In its response to the LSB’s draft business plan for 2013-14, the Society accuses the board of ‘usurping the role of the approved regulators’ and adding to the regulatory burden through its costs to the profession.

The business plan has also come under fire from the Bar Council and the Solicitors Regulation Authority, which said ‘it is not clear that the organisation as a whole has sufficient knowledge or experience of the regulation of professions and conduct of business regulation’.

In its comments, published yesterday, the Society calls for a ‘frank dialogue’ between the LSB, regulators and the profession and has said that current work to make the LSB a licensing authority should ‘be dropped’.

It also reminds the LSB that its role is not to drive regulatory change, but to ensure that the regulators are doing their job of ‘protecting consumers and monitoring the integrity of the profession’.
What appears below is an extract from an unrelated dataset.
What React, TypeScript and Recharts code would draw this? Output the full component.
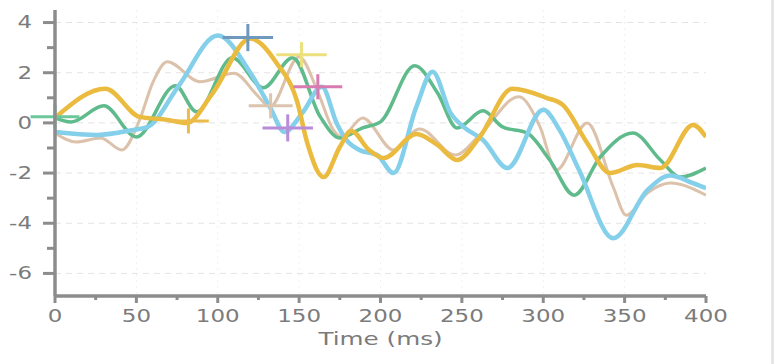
import React from "react";
import {
  ComposedChart,
  Line,
  Scatter,
  ErrorBar,
  XAxis,
  YAxis,
  CartesianGrid,
  Label,
} from "recharts";

// time (ms) / amplitude key points, per trace
const greenT = [0, 10, 30, 50, 74, 87, 109, 128, 146, 163, 175, 189, 200, 221, 235, 247, 263, 275, 290, 304, 319, 335, 355, 372, 384, 400];
const greenV = [0.2, 0.04, 0.68, -0.56, 1.48, 0.44, 2.6, 1.4, 2.6, 0.24, -0.6, -0.2, 0.04, 2.28, 1.2, -0.2, 0.48, -0.16, -0.4, -1.48, -2.88, -1.36, -0.4, -1.48, -2.16, -1.8];

const blueT = [0, 26, 48, 57, 76, 100, 120, 132, 141, 152, 164, 173, 179, 187, 198, 208, 222, 232, 243, 251, 263, 278, 300, 310, 322, 343, 364, 378, 392, 400];
const blueV = [-0.36, -0.48, -0.28, -0.16, 1.48, 3.48, 2.0, 0.64, -0.36, 0.4, 1.44, 0, -0.68, -1.08, -1.28, -2.0, 0.64, 2.04, 0.4, -0.16, -0.68, -1.8, 0.52, -0.28, -1.88, -4.6, -2.68, -2.1, -2.4, -2.6];

const goldT = [0, 31, 52, 69, 81, 97, 120, 136, 149, 155, 165, 175, 182, 193, 202, 222, 235, 247, 261, 281, 302, 312, 327, 341, 358, 372, 392, 400];
const goldV = [0.2, 1.36, 0.24, 0.12, 0, 1.2, 3.36, 2.4, 0.8, -0.8, -2.16, -0.96, -0.32, -1.08, -1.4, -0.44, -0.88, -1.48, -0.56, 1.36, 1.0, 0.72, -0.8, -2.0, -1.68, -1.8, -0.08, -0.56];

const tanT = [0, 13, 28, 41, 52, 60, 69, 89, 110, 124, 132, 150, 161, 171, 176, 189, 208, 224, 246, 261, 285, 298, 308, 327, 343, 351, 364, 378, 400];
const tanV = [-0.4, -0.76, -0.6, -1.08, 0.12, 1.6, 2.44, 1.64, 1.98, 1.12, 0.64, 2.64, 1.32, -0.28, -0.56, 0.2, -1.08, -0.24, -1.28, -0.48, 1.04, -0.16, -1.88, 0, -2.56, -3.68, -2.8, -2.4, -2.88];

// peak markers: centre plus spread in both directions
const crossT = [0, 82, 118.5, 151.5, 132.5, 161.5, 143];
const crossV = [0.24, 0.08, 3.4, 2.72, 0.68, 1.44, -0.2];
const crossTErr = [15, 12.5, 15.5, 15.5, 13.5, 15, 15.5];
const crossVErr = [0.48, 0.5, 0.54, 0.5, 0.5, 0.5, 0.54];
const crossColors = ["#6cc79b", "#ebbc4a", "#6f98bd", "#ece07e", "#dcc4ae", "#d77bb0", "#b98bd9"];

const xTicks = [0, 25, 50, 75, 100, 125, 150, 175, 200, 225, 250, 275, 300, 325, 350, 375, 400];
const yTicks = [-6, -5, -4, -3, -2, -1, 0, 1, 2, 3, 4];

const FONT = '"DejaVu Sans", Verdana, sans-serif';
const LABEL = "#7b7b7b";
const AXIS = "#8c8c8c";

function pts(ts: number[], vs: number[]) {
  return ts.map((t, i) => ({ t, v: vs[i] }));
}

function YTick({ x, y, payload }: any) {
  const v = payload.value;
  const major = v % 2 === 0;
  return (
    <g>
      <line x1={x - (major ? 12 : 8)} x2={x} y1={y} y2={y} stroke={AXIS} strokeWidth={3} />
      {major && (
        <text
          transform={`translate(${x - 23},${y}) scale(1.35,1)`}
          textAnchor="end"
          dominantBaseline="central"
          fill={LABEL}
          fontSize={17}
          fontFamily={FONT}
        >
          {v}
        </text>
      )}
    </g>
  );
}

function XTick({ x, y, payload }: any) {
  const v = payload.value;
  const major = v % 50 === 0;
  return (
    <g>
      <line x1={x} x2={x} y1={y} y2={y + (major ? 7 : 4)} stroke={AXIS} strokeWidth={3} />
      {major && (
        <text
          transform={`translate(${x},${y + 20}) scale(1.35,1)`}
          textAnchor="middle"
          dominantBaseline="central"
          fill={LABEL}
          fontSize={17}
          fontFamily={FONT}
        >
          {v}
        </text>
      )}
    </g>
  );
}

function AxisTitle(props: any) {
  const vb = props.viewBox || {};
  return (
    <text
      transform={`translate(${vb.x + vb.width / 2},${vb.y + 43}) scale(1.45,1)`}
      textAnchor="middle"
      dominantBaseline="central"
      fill={LABEL}
      fontSize={17}
      fontFamily={FONT}
    >
      Time (ms)
    </text>
  );
}

const noDot = () => <g />;

export default function App() {
  const series = [
    { key: "tan", d: pts(tanT, tanV), color: "#dcc2ab", w: 3 },
    { key: "green", d: pts(greenT, greenV), color: "#5fba8c", w: 3.5 },
    { key: "blue", d: pts(blueT, blueV), color: "#84cfea", w: 4.5 },
    { key: "gold", d: pts(goldT, goldV), color: "#ebbb3f", w: 4.5 },
  ];
  const crosses = crossT.map((t, i) => ({ t, v: crossV[i], ex: crossTErr[i], ey: crossVErr[i] }));

  return (
    <div style={{ position: "fixed", left: 0, top: 0, width: 784, height: 364, background: "#fff" }}>
      {/* the markers may stick out past the y axis, as in the original */}
      <style>{`.recharts-scatter, .recharts-scatter * { clip-path: none !important; }`}</style>
      <ComposedChart width={784} height={364} margin={{ top: 10, right: 78, bottom: 8, left: 0 }}>
        <CartesianGrid
          horizontal={false}
          verticalValues={[50, 100, 150, 200, 250, 300, 350]}
          stroke="#f0f0f0"
          strokeDasharray="2 4"
        />
        <CartesianGrid
          vertical={false}
          horizontalValues={[-6, -4, -2, 0, 2, 4]}
          stroke="#e4e4e4"
          strokeDasharray="6 5"
        />
        <XAxis
          dataKey="t"
          type="number"
          domain={[0, 400]}
          allowDataOverflow
          ticks={xTicks}
          interval={0}
          height={60}
          tickSize={0}
          tickMargin={0}
          tickLine={false}
          tick={<XTick />}
          axisLine={{ stroke: AXIS, strokeWidth: 3.5 }}
        >
          <Label content={<AxisTitle />} />
        </XAxis>
        <YAxis
          type="number"
          domain={[-6.9, 4.5]}
          allowDataOverflow
          ticks={yTicks}
          interval={0}
          width={55}
          tickSize={0}
          tickMargin={0}
          tickLine={false}
          tick={<YTick />}
          axisLine={{ stroke: AXIS, strokeWidth: 3.5 }}
        />
        {series.map((s) => (
          <Line
            key={s.key}
            data={s.d}
            dataKey="v"
            type="monotone"
            stroke={s.color}
            strokeWidth={s.w}
            dot={false}
            activeDot={false}
            isAnimationActive={false}
          />
        ))}
        {crosses.map((c, i) => (
          <Scatter key={i} data={[c]} dataKey="v" shape={noDot} isAnimationActive={false}>
            <ErrorBar dataKey="ex" direction="x" width={0} stroke={crossColors[i]} strokeWidth={3} isAnimationActive={false} />
            <ErrorBar dataKey="ey" direction="y" width={0} stroke={crossColors[i]} strokeWidth={3} isAnimationActive={false} />
          </Scatter>
        ))}
      </ComposedChart>
      <div style={{ position: "absolute", left: 771, top: 0, width: 3, height: 364, background: "#e6e6e6" }} />
    </div>
  );
}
While supporting the LSB’s objectives on equality and diversity, the Society says that imposing a ‘regulatory obligation’ on firms to conduct surveys about the diversity of their workforce and then publish the results will deter employees in smaller firms from providing the information.

It says that the SRA is already carrying out important work on equality and diversity ‘and it is not clear to us that further work is needed by the LSB now’.